Personal information
- Born: January 10, 1971 (age 55) Salem, New Jersey
- Listed height: 1.96 m (6 ft 5 in)

Career information
- High school: Woodstown (Woodstown, New Jersey)
- College: Kean College
- NBA draft: 1993: undrafted
- Playing career: 1993–2014
- Position: Power forward
- Number: Fred Drains.jpg in 2024
- Coaching career: 2022–present

Career history

Playing
- 2000–2003: Norrköping Dolphins
- 2004–2007: Plannja Basket
- 2008–2013: Norrköping Dolphins
- 2013–2014: Alvik Basket

Coaching
- 2019: Alvik
- 2022-present: AIK

Career highlights
- 4x Swedish League MVP (2001, 2002, 2005, 2007);

= Fred Drains =

American-Swedish basketball player

Fred Drains (born January 10, 1971) is an American-Swedish former professional basketball player. Drains played the majority of his career in Sweden, where was named Basketligan MVP four times.

==College career==
Drains attended Woodstown High School in Woodstown, New Jersey, before playing for Kean College (now Kean University), where he was selected to New Jersey Athletic Conference all-conference basketball first team and recognized as player of the year as a junior in the 1991–1992 season.

==Professional career==
In 1993 he was in the NBA Draft, but failed to be drafted. Moving to Sweden and being naturalized, he played power forward for the Norrköping Dolphins and later on for Plannja Basket, both in the Basketligan, the premier league for professional basketball in Sweden.

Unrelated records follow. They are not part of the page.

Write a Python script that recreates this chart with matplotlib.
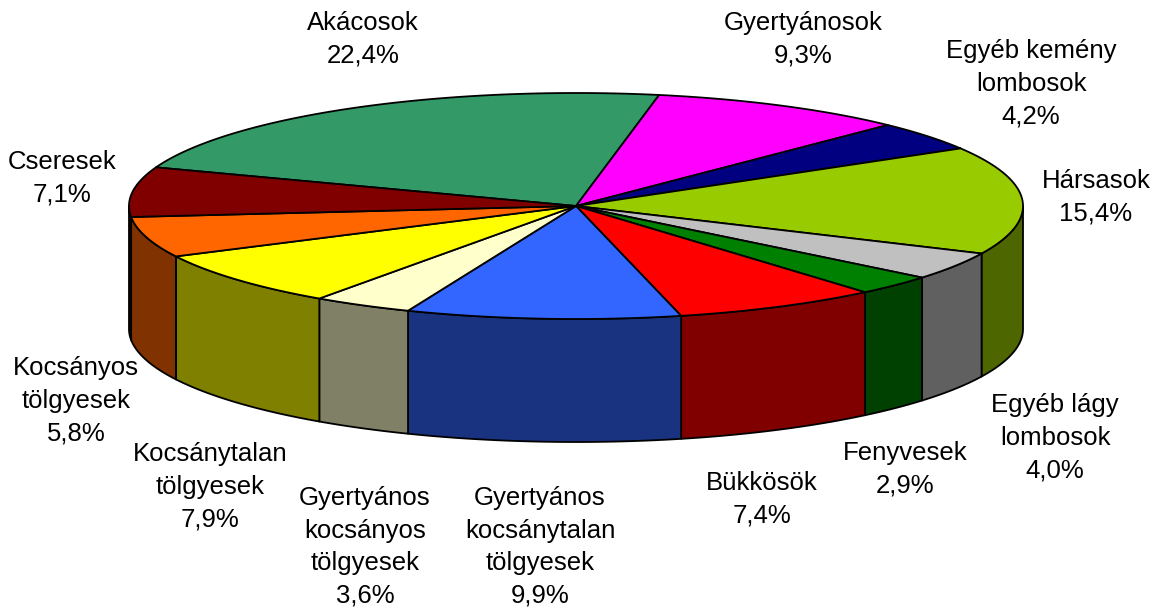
import numpy as np
import matplotlib.pyplot as plt

# Data (clockwise, first slice Akácosok)
labels = ['Akácosok', 'Gyertyánosok', 'Egyéb kemény\nlombosok', 'Hársasok',
          'Egyéb lágy\nlombosok', 'Fenyvesek', 'Bükkösök',
          'Gyertyános\nkocsánytalan\ntölgyesek', 'Gyertyános\nkocsányos\ntölgyesek',
          'Kocsánytalan\ntölgyesek', 'Kocsányos\ntölgyesek', 'Cseresek']
values = [22.4, 9.3, 4.2, 15.4, 4.0, 2.9, 7.4, 9.9, 3.6, 7.9, 5.8, 7.1]

# Styles
colors = ['#339966', '#FF00FF', '#000080', '#99CC00', '#C0C0C0', '#008000',
          '#FF0000', '#3366FF', '#FFFFCC', '#FFFF00', '#FF6600', '#800000']
label_pos = [(363, 39), (803, 39), (1031, 84), (1096, 197), (1055, 438),
             (905, 469), (762, 499), (540, 547), (365, 547), (210, 487),
             (76, 401), (62, 178)]

# Pie geometry in pixel coordinates
cx, cy = 576, 206
a, b = 447, 113
depth = 123
start = 160.0

plt.rcParams['font.family'] = ['Liberation Sans', 'DejaVu Sans']

fig = plt.figure(figsize=(11.57, 6.13), dpi=100)
ax = fig.add_axes([0, 0, 1, 1])
ax.set_xlim(0, 1157)
ax.set_ylim(613, 0)
ax.axis('off')


def arc(t1, t2, n=200, dy=0):
    t = np.radians(np.linspace(t1, t2, n))
    return cx + a * np.cos(t), cy - b * np.sin(t) + dy


def darker(c):
    r, g, bl = [int(c[i:i + 2], 16) / 255 for i in (1, 3, 5)]
    return (r * 0.5, g * 0.5, bl * 0.5)


total = sum(values)
angles = []
t = start
for v in values:
    sweep = v / total * 360
    angles.append((t, t - sweep))
    t -= sweep

# side walls (front half only)
for (t1, t2), c in zip(angles, colors):
    lo, hi = max(t2, -180), min(t1, 0)
    if hi <= lo:
        continue
    xs, ys = arc(hi, lo)
    xb, yb = arc(lo, hi, dy=depth)
    ax.fill(np.r_[xs, xb], np.r_[ys, yb], facecolor=darker(c),
            edgecolor='black', linewidth=1.3, joinstyle='round')

# top faces
for (t1, t2), c in zip(angles, colors):
    xs, ys = arc(t1, t2)
    ax.fill(np.r_[cx, xs], np.r_[cy, ys], facecolor=c,
            edgecolor='black', linewidth=1.3, joinstyle='round')

# labels
for name, v, (lx, ly) in zip(labels, values, label_pos):
    txt = name + '\n' + f'{v:.1f}%'.replace('.', ',')
    ax.text(lx, ly, txt, ha='center', va='center', multialignment='center',
            fontsize=18.5, linespacing=1.45, color='black')

fig.savefig('out.png', dpi=100)
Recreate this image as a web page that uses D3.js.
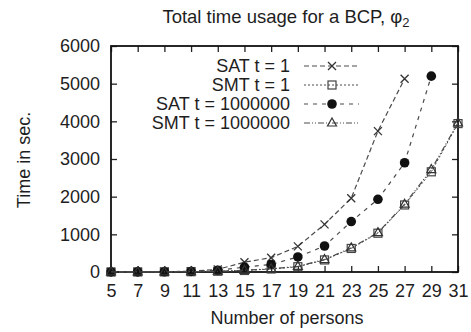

He was picked as Basketligan MVP four times making him the most decorated basketball player winning the Swedish League MVP Awards: He was Sweden' basketball MVP for seasons 2000–01 and 2001–02 while in the Norrköping Dolphins and in seasons 2004–05 and 2006–07 while playing for Plannja Basket.

== Coaching career ==
On the 3rd of April, 2022, Drains was hired as head Coach for AIK Basket in Superettan.